Friday, May 30, 2008

Annual Meeting 1882 - Part 2

There was a sense of foreboding in the air as the thousands of Brethren gathered for the 1882 Annual Meeting in Northern Indiana. The previous year Annual Meeting had appointed a committee to visit Henry Holsinger in Berlin, PA investigate charges brought against Holsinger by at least five districts. This Berlin Committee was unable to hold a hearing due to conditions insisted upon by Holsinger which the committee could not accept.

The committee then announced "that Brother H.R. Holsinger cannot be held in fellowship with the Brotherhood, and all who depart with him shall be held responsible to the action of the next Annual Meeting." In effect, Holsinger was excommunicated until Annual Meeting could act.

Holsinger's supporters attacked the action of the Berlin Committee while his detractors agitated for his permanent expulsion. Many people felt Holsinger and his group had gone too far, but they felt the Berlin Committee's action was far too severe. Some suggested the committee had gone beyond its authority and should have withheld a decision until their report was presented to Annual Meeting.

Nine months later Annual Meeting was gathering in Northern Indiana where Enoch Eby was the moderator. Eby has also served on the Berlin Committee, so when the committee's report was presented on June 1, he stepped aside and D.E. Cripe took over the chair. The committee report was read and explained, then a motion was made for adoption.

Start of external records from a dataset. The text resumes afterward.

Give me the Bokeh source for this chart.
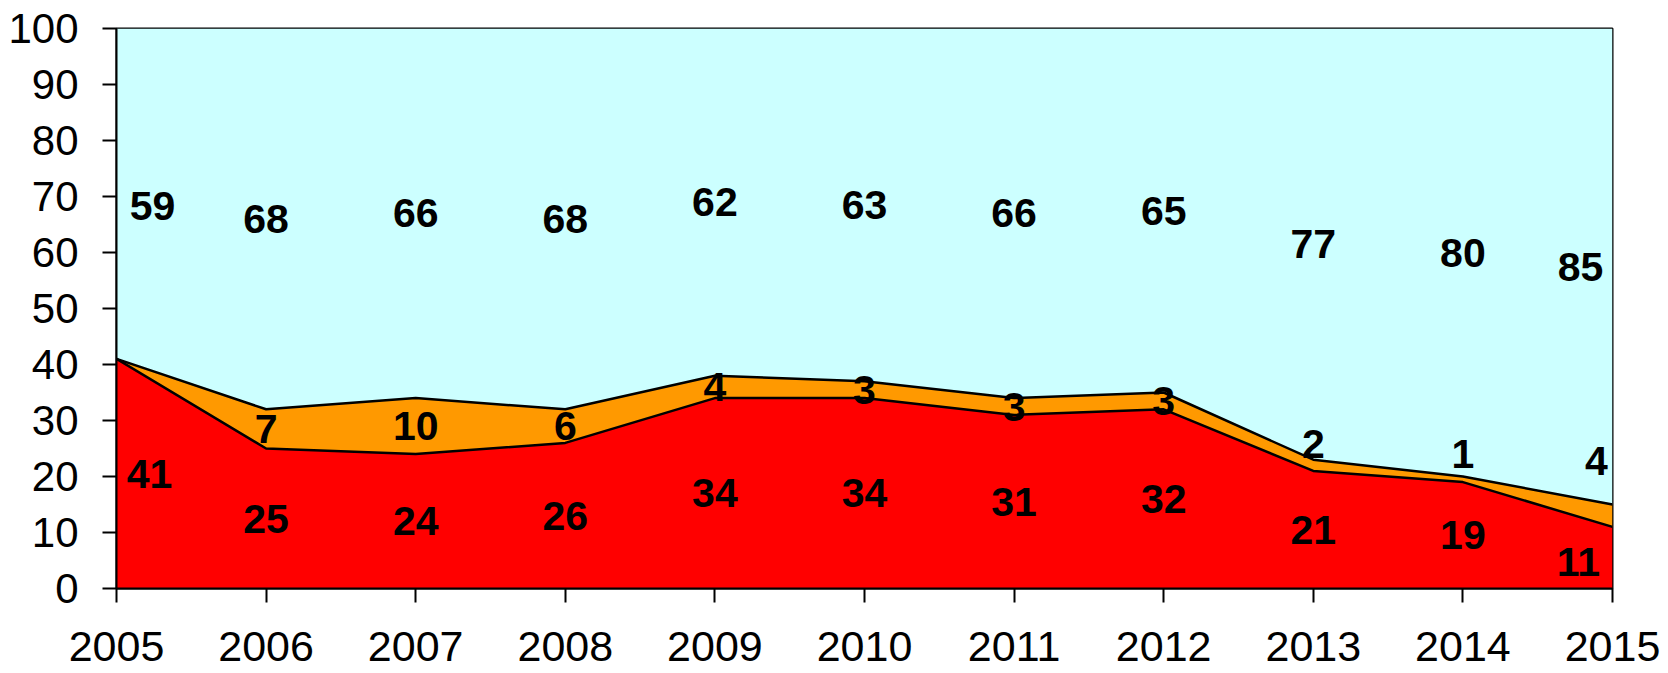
from bokeh.plotting import figure
from bokeh.models import ColumnDataSource, FixedTicker, Range1d
from bokeh.core.properties import value
from bokeh.embed import file_html
from bokeh.resources import INLINE

years = [2005, 2006, 2007, 2008, 2009, 2010, 2011, 2012, 2013, 2014, 2015]
red_vals = [41, 25, 24, 26, 34, 34, 31, 32, 21, 19, 11]
orange_vals = [0, 7, 10, 6, 4, 3, 3, 3, 2, 1, 4]
blue_vals = [59, 68, 66, 68, 62, 63, 66, 65, 77, 80, 85]
orange_labels = ["", "7", "10", "6", "4", "3", "3", "3", "2", "1", "4"]

# label nudges (screen pixels)
red_dx = [33, 0, 0, 0, 0, 0, 0, 0, 0, 0, -34]
red_dy = [0, 0, 0, 0, 0, 0, 0, 0, 0, 0, 4]
orange_dx = [0, 0, 0, 0, 0, 0, 0, 0, 0, 0, -16]
orange_dy = [0, 0, 0, 0, 0, 0, 0, 0, -21, -25, -55]
blue_dx = [36, 0, 0, 0, 0, 0, 0, 0, 0, 0, -32]
blue_dy = [12, 0, 0, 0, 0, 0, 0, 0, 0, 0, 0]

red_top = list(red_vals)
orange_top = [r + o for r, o in zip(red_vals, orange_vals)]
blue_top = [r + o + b for r, o, b in zip(red_vals, orange_vals, blue_vals)]
zeros = [0] * len(years)

src = ColumnDataSource(dict(
    x=years, zero=zeros, red_top=red_top, orange_top=orange_top, blue_top=blue_top,
    red_mid=[r / 2 for r in red_vals],
    orange_mid=[r + o / 2 for r, o in zip(red_vals, orange_vals)],
    blue_mid=[ot + b / 2 for ot, b in zip(orange_top, blue_vals)],
    red_lab=[str(v) for v in red_vals],
    orange_lab=orange_labels,
    blue_lab=[str(v) for v in blue_vals],
    red_dx=red_dx, red_dy=red_dy, orange_dx=orange_dx, orange_dy=orange_dy,
    blue_dx=blue_dx, blue_dy=blue_dy,
))

p = figure(width=1660, height=673, output_backend="svg", toolbar_location=None,
           x_range=Range1d(2005, 2015), y_range=Range1d(0, 100),
           min_border_left=116, min_border_top=28, min_border_right=48, min_border_bottom=85)

p.varea(x="x", y1="orange_top", y2="blue_top", source=src, fill_color="#CCFFFF")
p.varea(x="x", y1="red_top", y2="orange_top", source=src, fill_color="#FF9900")
p.varea(x="x", y1="zero", y2="red_top", source=src, fill_color="#FF0000")
p.line(x="x", y="orange_top", source=src, line_color="black", line_width=2.5)
p.line(x="x", y="red_top", source=src, line_color="black", line_width=2.5)

common = dict(text_font=value("Liberation Sans"), text_font_style="bold",
              text_font_size="41px", text_color="black",
              text_align="center", text_baseline="middle")
p.text(x="x", y="red_mid", text="red_lab", x_offset="red_dx", y_offset="red_dy", source=src, **common)
p.text(x="x", y="orange_mid", text="orange_lab", x_offset="orange_dx", y_offset="orange_dy", source=src, **common)
p.text(x="x", y="blue_mid", text="blue_lab", x_offset="blue_dx", y_offset="blue_dy", source=src, **common)

p.grid.visible = False
p.outline_line_color = "black"
p.outline_line_width = 2
p.background_fill_color = "white"
p.border_fill_color = "white"

for ax in (p.xaxis[0], p.yaxis[0]):
    ax.axis_line_color = "black"
    ax.axis_line_width = 2
    ax.major_tick_line_color = "black"
    ax.major_tick_line_width = 2
    ax.major_tick_out = 14
    ax.major_tick_in = 0
    ax.minor_tick_line_color = None
    ax.major_label_text_font = "Liberation Sans"
    ax.major_label_text_color = "black"

p.xaxis.major_label_text_font_size = "43px"
p.yaxis.major_label_text_font_size = "42px"
p.xaxis.ticker = FixedTicker(ticks=years)
p.yaxis.ticker = FixedTicker(ticks=list(range(0, 101, 10)))
p.xaxis.major_label_standoff = 29
p.yaxis.major_label_standoff = 24

open("out.html", "w").write(file_html(p, INLINE))
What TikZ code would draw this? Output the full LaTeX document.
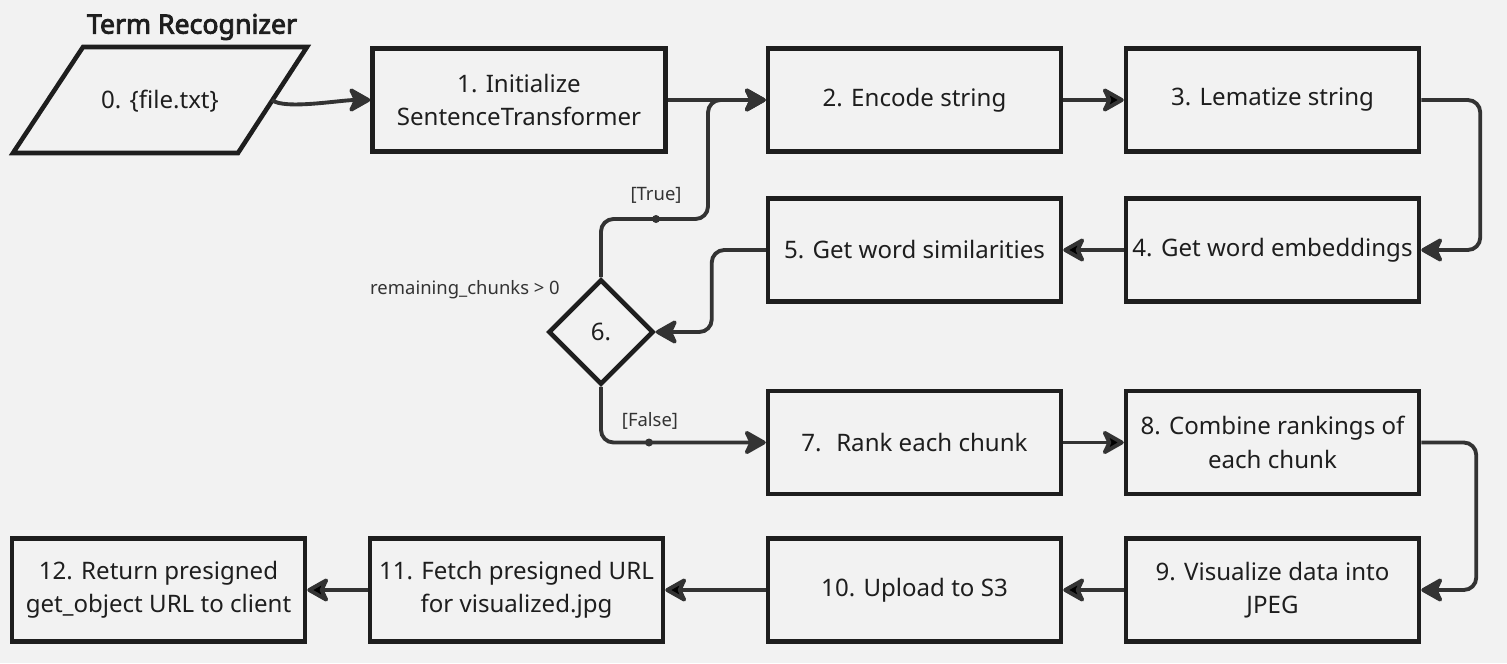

Holsinger's opponents no doubt expected a bombastic tirade based on his past history at Annual Meeting. They were in for a surprise. Friends of Holsinger presented a compromise paper which Holsinger had promised to sign if it was accepted. Its tone was urprisingly conciliatory given the past nine months of vitrolic rhetoric.

Holsinger made five points in the paper including, "I humbly ask the pardon of the brethren for all my offenses." Viewed from the perspective of more than 100 years, Holsinger's promises seem quite reasonable, but emotions were high and, as Elder Moore had commented, Holsinger had made many enemies.

Nearly the entire day was spent debating the question. Finally, the motion to accept the Berlin Committee's report was pressed, and a vote was called for. Elder Moore estimated there were 7,000 voting members present and all but about 100 stood to support the motion.

After the vote, Moore described Holsinger's mood as depressed. Still he was able to rally his spirits enough to lead a group of his supporters to a nearby schoolhouse where they discussed what to do next. Holsinger's group eventually held a meeting in Dayton, Ohio, in June 1883 which marked the official formation of the new denomination.

1882, in Northern Indiana, marked the last year for these two groups to meet together at Annual Meeting until this year when the Church of the Brethren and the Brethren Church will meet together for their annual meetings in Richmond, VA, July 12-16, for a 300th anniversary celebration.